India might still be known as a country that receives a huge amount of foreign aid, since millions of its citizens continue to live in poverty. But over the last decade, India has also turned into one that doles out about as much support as it receives. Most of that goes into the country's immediate neighbourhood.

Bhutan, Afghanistan, Nepal and Sri Lanka are the largest recipients of Indian aid, either in terms of grants or loans, according to the Ministry of External Affairs' budget.

"In keeping with India's goal for close and good neighbourly relations, a deepened focus in our developmental assistance is towards the countries in the neighbourhood with projects directed towards establishing infrastructure for interconnectivity, trade and investments, so that benefits of development are shared mutually," says the MEA's outcome budget document this year.

 


Aid to Bhutan, where India is involved in constructing hydroelectric projects, is by far the biggest item on the budget. Assistance to Thimphu has continued to grow over the last decade, reaching an estimated Rs 6160 crore this year. Afghanistan is next on the list, and India's assistance to the country has also been increasing.


Especially after the United States toppled of the Taliban regime a decade ago, India has been one of the most visible donors to the country, even building its Parliament. But the arrival of a new president in the country who has preferred to have closer relations with Pakistan and China, over the US and India, seems to have coincided with a small drop in the amount of aid India is doling out to Kabul this year.

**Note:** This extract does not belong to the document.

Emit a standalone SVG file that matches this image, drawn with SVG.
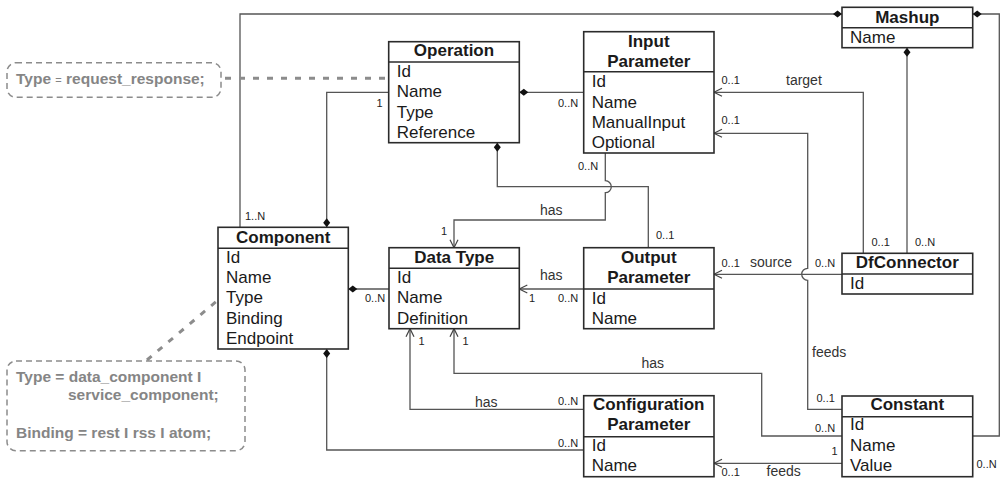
<svg xmlns="http://www.w3.org/2000/svg" width="1001" height="479" viewBox="0 0 1001 479">
<style>
.box{fill:#fff;stroke:#2b2b2b;stroke-width:1.6}
.sep{stroke:#2b2b2b;stroke-width:1.6}
.hd{font-family:"Liberation Sans",Arial,sans-serif;font-size:17px;font-weight:bold;fill:#1a1a1a;text-anchor:middle}
.at{font-family:"Liberation Sans",Arial,sans-serif;font-size:17px;fill:#1a1a1a}
.ln{fill:none;stroke:#555;stroke-width:1.3}
.m{font-family:"Liberation Sans",Arial,sans-serif;font-size:11px;fill:#222}
.r{font-family:"Liberation Sans",Arial,sans-serif;font-size:14px;fill:#333}
.note{fill:#fff;stroke:#8c8c8c;stroke-width:1.5;stroke-dasharray:6 4}
.nt{font-family:"Liberation Sans",Arial,sans-serif;font-size:15.5px;font-weight:bold;fill:#858585}
.dot{fill:none;stroke:#8c8c8c;stroke-width:3;stroke-dasharray:6 8}
</style>
<defs>
<marker id="dia" viewBox="-10 -5 20 10" markerWidth="20" markerHeight="10" markerUnits="userSpaceOnUse" orient="auto" refX="0" refY="0">
<path d="M0,0 L4.5,-3.5 L9,0 L4.5,3.5 Z" fill="#111"/>
</marker>
<marker id="arr" viewBox="-10 -6 20 12" markerWidth="20" markerHeight="12" markerUnits="userSpaceOnUse" orient="auto" refX="0" refY="0">
<path d="M-8,-4 L0,0 L-8,4" fill="none" stroke="#444" stroke-width="1.2"/>
</marker>
</defs>
<rect width="1001" height="479" fill="#fff"/>

<g id="connectors">
<path class="ln" d="M842,14 H240 V227.3" marker-start="url(#dia)"/>
<path class="ln" d="M972.7,14 H999.3 V436 H972.7" marker-start="url(#dia)"/>
<path class="ln" d="M907,47.7 V253.3" marker-start="url(#dia)"/>
<path class="ln" d="M863.3,253.3 V92.3 H714" marker-end="url(#arr)"/>
<path class="ln" d="M842,409.3 H807.7 V280.3 A6,6 0 0 1 807.7,268.3 V133.3 H714" marker-end="url(#arr)"/>
<path class="ln" d="M842,274.3 H714" marker-end="url(#arr)"/>
<path class="ln" d="M519.3,92.3 H583.7" marker-start="url(#dia)"/>
<path class="ln" d="M326.7,227.3 V92.3 H388.7" marker-start="url(#dia)"/>
<path class="ln" d="M497.3,142.7 V186.7 H648.3 V247.7" marker-start="url(#dia)"/>
<path class="ln" d="M605.3,153 V180.7 A6,6 0 0 1 605.3,192.7 V220 H454 V247.7" marker-end="url(#arr)"/>
<path class="ln" d="M348.3,289 H389" marker-start="url(#dia)"/>
<path class="ln" d="M583.7,289 H519.3" marker-end="url(#arr)"/>
<path class="ln" d="M842,436 H761.7 V373.3 H454 V328.7" marker-end="url(#arr)"/>
<path class="ln" d="M583.7,409.3 H410 V328.7" marker-end="url(#arr)"/>
<path class="ln" d="M326.7,349 V450 H583.7" marker-start="url(#dia)"/>
<path class="ln" d="M842,463.3 H714" marker-end="url(#arr)"/>
<path class="dot" d="M225,78.3 H388"/>
<path class="dot" d="M147,360 L218,300"/>
<text class="m" x="245" y="220">1..N</text>
<text class="m" x="376.5" y="106.5">1</text>
<text class="m" x="558" y="106.5">0..N</text>
<text class="m" x="578" y="170">0..N</text>
<text class="r" x="540" y="215">has</text>
<text class="m" x="441" y="235">1</text>
<text class="m" x="656" y="239">0..1</text>
<text class="r" x="540" y="280">has</text>
<text class="m" x="529" y="301.5">1</text>
<text class="m" x="558" y="301.5">0..N</text>
<text class="m" x="365" y="301.5">0..N</text>
<text class="m" x="418.5" y="345">1</text>
<text class="m" x="462.5" y="345">1</text>
<text class="r" x="641.5" y="368">has</text>
<text class="r" x="475" y="406.5">has</text>
<text class="m" x="558" y="405">0..N</text>
<text class="m" x="558" y="446.5">0..N</text>
<text class="m" x="721.5" y="83.5">0..1</text>
<text class="r" x="786" y="85">target</text>
<text class="m" x="721.5" y="123.5">0..1</text>
<text class="m" x="721.5" y="266.5">0..1</text>
<text class="r" x="750" y="266.5">source</text>
<text class="m" x="815" y="266.5">0..N</text>
<text class="m" x="871.5" y="246">0..1</text>
<text class="m" x="915" y="246">0..N</text>
<text class="r" x="812" y="356.5">feeds</text>
<text class="m" x="816.5" y="401.5">0..1</text>
<text class="m" x="815" y="431.5">0..N</text>
<text class="m" x="831.5" y="455">1</text>
<text class="m" x="721.5" y="475.5">0..1</text>
<text class="r" x="766.5" y="475.5">feeds</text>
<text class="m" x="976.5" y="468">0..N</text>
</g>

<g id="note-operation">
<rect class="note" x="7" y="62.7" width="214" height="34.6" rx="9"/>
<text class="nt" x="16" y="83.5">Type <tspan font-size="11" font-weight="normal">=</tspan> request_response;</text>
</g>

<g id="note-component">
<rect class="note" x="7" y="361" width="238" height="89.7" rx="9"/>
<text class="nt" x="16" y="382">Type = data_component I</text>
<text class="nt" x="68" y="400">service_component;</text>
<text class="nt" x="16" y="437.5">Binding = rest I rss I atom;</text>
</g>

<g id="operation">
<rect class="box" x="388.7" y="41.7" width="130.6" height="101"/>
<line class="sep" x1="388.7" y1="62" x2="519.3" y2="62"/>
<text class="hd" x="454" y="56">Operation</text>
<text class="at" x="396.7" y="77">Id</text>
<text class="at" x="396.7" y="97.3">Name</text>
<text class="at" x="396.7" y="117.5">Type</text>
<text class="at" x="396.7" y="137.7">Reference</text>
</g>

<g id="input-parameter">
<rect class="box" x="583.7" y="31.7" width="130.3" height="121.3"/>
<line class="sep" x1="583.7" y1="71.7" x2="714" y2="71.7"/>
<text class="hd" x="648.8" y="46.7">Input</text>
<text class="hd" x="648.8" y="66.7">Parameter</text>
<text class="at" x="591.7" y="87.3">Id</text>
<text class="at" x="591.7" y="107.5">Name</text>
<text class="at" x="591.7" y="127.7">ManualInput</text>
<text class="at" x="591.7" y="148">Optional</text>
</g>

<g id="mashup">
<rect class="box" x="842" y="7.3" width="130.7" height="40.4"/>
<line class="sep" x1="842" y1="27.7" x2="972.7" y2="27.7"/>
<text class="hd" x="907.3" y="22.7">Mashup</text>
<text class="at" x="850" y="42.7">Name</text>
</g>

<g id="component">
<rect class="box" x="218" y="227.3" width="130.3" height="121.7"/>
<line class="sep" x1="218" y1="248.3" x2="348.3" y2="248.3"/>
<text class="hd" x="283.2" y="242.7">Component</text>
<text class="at" x="226" y="262.7">Id</text>
<text class="at" x="226" y="283">Name</text>
<text class="at" x="226" y="303.3">Type</text>
<text class="at" x="226" y="323.5">Binding</text>
<text class="at" x="226" y="343.8">Endpoint</text>
</g>

<g id="data-type">
<rect class="box" x="389" y="247.7" width="130.3" height="81"/>
<line class="sep" x1="389" y1="268.3" x2="519.3" y2="268.3"/>
<text class="hd" x="454.2" y="262.7">Data Type</text>
<text class="at" x="397" y="283">Id</text>
<text class="at" x="397" y="303.3">Name</text>
<text class="at" x="397" y="323.5">Definition</text>
</g>

<g id="output-parameter">
<rect class="box" x="583.7" y="247.7" width="130.3" height="81"/>
<line class="sep" x1="583.7" y1="289" x2="714" y2="289"/>
<text class="hd" x="648.8" y="262.7">Output</text>
<text class="hd" x="648.8" y="283.3">Parameter</text>
<text class="at" x="591.7" y="303.5">Id</text>
<text class="at" x="591.7" y="323.7">Name</text>
</g>

<g id="dfconnector">
<rect class="box" x="842" y="253.3" width="130.7" height="40.7"/>
<line class="sep" x1="842" y1="274" x2="972.7" y2="274"/>
<text class="hd" x="907.3" y="268.3">DfConnector</text>
<text class="at" x="850" y="288.5">Id</text>
</g>

<g id="configuration-parameter">
<rect class="box" x="583.7" y="395.7" width="130.3" height="81"/>
<line class="sep" x1="583.7" y1="436.7" x2="714" y2="436.7"/>
<text class="hd" x="648.8" y="410">Configuration</text>
<text class="hd" x="648.8" y="430.3">Parameter</text>
<text class="at" x="591.7" y="450.5">Id</text>
<text class="at" x="591.7" y="470.7">Name</text>
</g>

<g id="constant">
<rect class="box" x="842" y="396" width="130.7" height="80.7"/>
<line class="sep" x1="842" y1="416.7" x2="972.7" y2="416.7"/>
<text class="hd" x="907.3" y="410">Constant</text>
<text class="at" x="850" y="430.3">Id</text>
<text class="at" x="850" y="450.5">Name</text>
<text class="at" x="850" y="470.7">Value</text>
</g>
</svg>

New Delhi, meanwhile, has had a see-saw relationship with Maldives over the last few years. India has struggled to deal with a series of political crises that have engulfed the island-nation. This seems to have reflected in the amount of aid being doled out, although that is often dependent on bureaucratic processes and the progress of projects. As the graph suggests, the amount has swung in a major way every other year.

Despite claims of increasing aid and loans beyond the immediate neighbourhood, however, the actual amount budgeted for African nations hasn't gone up tremendously over the last decade, hovering at about the Rs 150-crore to Rs 200-crore mark. Less than Rs 20 crore each has gone to Eurasian and Latin-American nations.